People tend to use these terms interchangeably, but they refer to two distinct strategies that work together. Business continuity (BC) is the broader framework. It covers how an organization keeps its essential functions running during and after a disruption. Disaster recovery (DR) is a subset of that framework, focused specifically on restoring IT systems, data, and infrastructure after an incident.

Think of it this way: business continuity asks, “How do we keep operating?” Disaster recovery asks, “How do we get our technology back online?” A strong plan addresses both questions, because one without the other leaves dangerous gaps.

Why Plans Fail Before They’re Ever Needed

The most common reason disaster recovery plans fail isn’t a lack of technology. It’s a lack of realism. Many organizations write a plan, file it away, and assume they’re covered. But a plan that hasn’t been tested against actual failure scenarios is little more than a document collecting dust.

There are a few recurring problems that undermine even well-intentioned planning efforts.

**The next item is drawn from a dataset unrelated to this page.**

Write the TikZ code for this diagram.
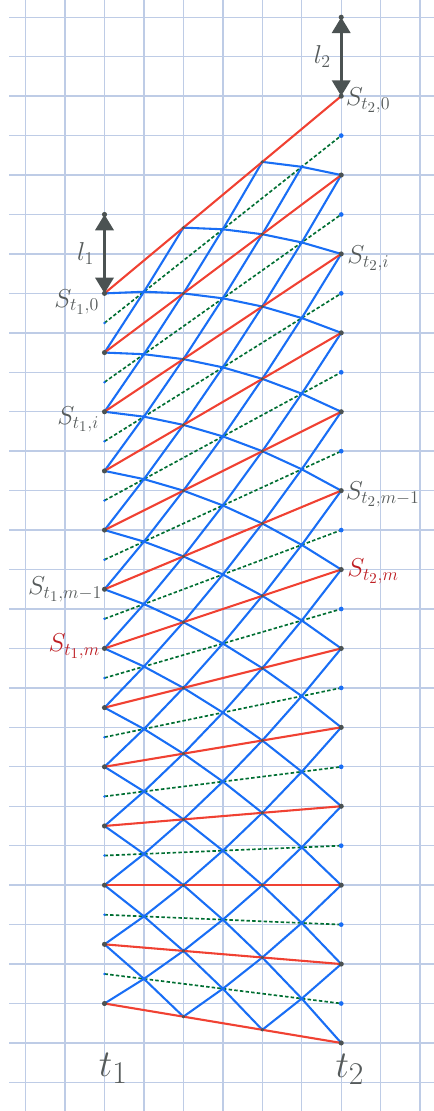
\documentclass[tikz,border=0pt]{standalone}
\usepackage{amsmath}
\usetikzlibrary{arrows.meta,positioning}

\definecolor{gridblue}{RGB}{190,204,230}
\definecolor{meshblue}{RGB}{25,110,245}
\definecolor{slicered}{RGB}{240,65,50}
\definecolor{midgreen}{RGB}{0,110,50}
\definecolor{ptgray}{RGB}{75,82,82}
\definecolor{lblgray}{RGB}{85,90,90}
\definecolor{lblred}{RGB}{190,30,35}

\begin{document}
\begin{tikzpicture}[
    gridline/.style={draw=gridblue, line width=1pt},
    slice/.style={draw=slicered, line width=1.5pt},
    midline/.style={draw=midgreen, line width=1.2pt, dash pattern=on 2.5pt off 1.6pt},
    mesh/.style={draw=meshblue, line width=1.5pt},
    lbl/.style={font=\LARGE, text=lblgray, inner sep=0pt, scale=1.08},
    redlbl/.style={lbl, text=lblred},
    tlbl/.style={font=\Huge, text=lblgray, inner sep=0pt, scale=1.1},
    len/.style={{Triangle[width=0.46cm,length=0.4cm]}-{Triangle[width=0.46cm,length=0.4cm]}, draw=ptgray, line width=2.2pt}
]
    \useasboundingbox (-2.649,-20.725) rectangle (8.352,7.437);

    % Grid
    \foreach \y in {-20,...,7} \draw[gridline] (-2.42,\y) -- (8.352,\y);
    \foreach \x in {-2,...,8} \draw[gridline] (\x,-20.725) -- (\x,7.437);

    % Mesh points: s runs from t_1 to t_2, j = 2k runs down the slices
    \foreach \s in {0,...,6} {
        \foreach \j in {0,...,24}
            \coordinate (p-\s-\j) at (\s,{-0.75*\j+\s*(5-0.25*\j)/6});
    }

    % Half-step lines
    \foreach \j in {1,3,...,23} \draw[midline] (p-0-\j) -- (p-6-\j);

    % Blue mesh
    \foreach \s [evaluate=\s as \sn using int(\s+1)] in {0,...,5} {
        \foreach \j [evaluate=\j as \jup using int(\j+1), evaluate=\j as \jdn using int(\j-1)] in {0,...,24} {
            \ifodd\numexpr\s+\j\relax\else
                \ifnum\j<24 \draw[mesh] (p-\s-\j) -- (p-\sn-\jup);\fi
                \ifnum\j>0 \ifnum\numexpr\j-\s\relax>-3 \draw[mesh] (p-\s-\j) -- (p-\sn-\jdn);\fi\fi
            \fi
        }
    }

    % Slices
    \foreach \j in {0,2,...,24} \draw[slice] (p-0-\j) -- (p-6-\j);

    % Points
    \foreach \j in {0,2,...,24} {
        \fill[ptgray] (p-0-\j) circle (0.065);
        \fill[ptgray] (p-6-\j) circle (0.065);
        \fill[ptgray] (p-2-\j) circle (0.045);
        \fill[ptgray] (p-4-\j) circle (0.045);
    }
    \foreach \j in {1,3,...,23} {
        \fill[meshblue] (p-0-\j) circle (0.035);
        \fill[meshblue] (p-6-\j) circle (0.06);
        \foreach \s in {1,3,5} \fill[meshblue] (p-\s-\j) circle (0.045);
    }

    % Lengths l_1, l_2
    \coordinate (l1-top) at (0,2);
    \coordinate (l2-top) at (6,7);
    \draw[len] (l1-top) -- (p-0-0) node[midway, left=0.22cm, lbl] (lab-l1) {$l_1$};
    \draw[len] (l2-top) -- (p-6-0) node[midway, left=0.22cm, lbl] (lab-l2) {$l_2$};
    \fill[ptgray] (l1-top) circle (0.065);
    \fill[ptgray] (l2-top) circle (0.065);

    % Labels
    \node[lbl, anchor=east, xshift=-0.12cm, yshift=-0.2cm] (st1-0) at (p-0-0) {$S_{t_1,0}$};
    \node[lbl, anchor=east, xshift=-0.12cm, yshift=-0.18cm] (st1-i) at (p-0-4) {$S_{t_1,i}$};
    \node[lbl, anchor=east, xshift=-0.05cm] (st1-m1) at (p-0-10) {$S_{t_1,m-1}$};
    \node[redlbl, anchor=east, xshift=-0.1cm, yshift=0.05cm] (st1-m) at (p-0-12) {$S_{t_1,m}$};
    \node[lbl, anchor=west, xshift=0.1cm, yshift=-0.1cm] (st2-0) at (p-6-0) {$S_{t_2,0}$};
    \node[lbl, anchor=west, xshift=0.14cm, yshift=-0.1cm] (st2-i) at (p-6-4) {$S_{t_2,i}$};
    \node[lbl, anchor=west, xshift=0.1cm, yshift=-0.08cm] (st2-m1) at (p-6-10) {$S_{t_2,m-1}$};
    \node[redlbl, anchor=west, xshift=0.14cm, yshift=-0.04cm] (st2-m) at (p-6-12) {$S_{t_2,m}$};
    \node[tlbl] (t1) at (0.22,-19.65) {$t_1$};
    \node[tlbl] (t2) at (6.22,-19.66) {$t_2$};

\end{tikzpicture}
\end{document}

Outdated Recovery Priorities

Businesses change. The application that was mission-critical two years ago might be irrelevant now, while a newer system that the entire sales team depends on isn’t even mentioned in the DR plan. Without regular reviews, recovery priorities drift out of alignment with actual business needs. IT teams end up restoring systems nobody uses while the tools people actually need stay offline.

Untested Backups

Having backups is not the same as having recoverable backups. There’s a well-known saying in IT circles: “You don’t have a backup until you’ve tested a restore.” Corrupted backup files, misconfigured retention policies, and storage media failures are all common problems that only reveal themselves when someone actually tries to use the backup. By then, it’s too late.

No Clear Ownership

During an actual disaster, confusion about who does what can cost hours. And hours cost money. Many plans list responsibilities in vague terms without assigning specific people to specific tasks. When the pressure is on, vague doesn’t cut it. Everyone involved needs to know exactly what they’re responsible for before something goes wrong.

Building a Plan That Actually Works

Effective disaster recovery planning starts with understanding what the business truly cannot afford to lose. This means conducting a business impact analysis (BIA) that identifies critical systems, acceptable downtime thresholds, and the financial cost of each hour offline.

Two metrics form the backbone of any solid DR strategy. The Recovery Time Objective (RTO) defines how quickly a system needs to be back online. The Recovery Point Objective (RPO) defines how much data loss is acceptable, measured in time. A four-hour RTO means the system must be restored within four hours. A one-hour RPO means the organization can’t afford to lose more than one hour’s worth of data. These numbers should drive every technical decision that follows, from backup frequency to infrastructure redundancy.

Layered Backup Strategies

Relying on a single backup method is risky. Many IT professionals recommend following the 3-2-1 rule: keep three copies of data, stored on two different types of media, with one copy offsite or in the cloud. This approach protects against a wide range of failure scenarios, from hardware malfunctions to ransomware to physical disasters that could destroy an entire office.

For organizations in the Long Island, New York metro area and surrounding regions like Connecticut and New Jersey, geographic diversity in backup locations is particularly relevant. Severe weather events, power grid issues, and even localized infrastructure failures can affect an entire area simultaneously. Offsite replication to a geographically distant data center adds a layer of protection that local backups simply can’t provide.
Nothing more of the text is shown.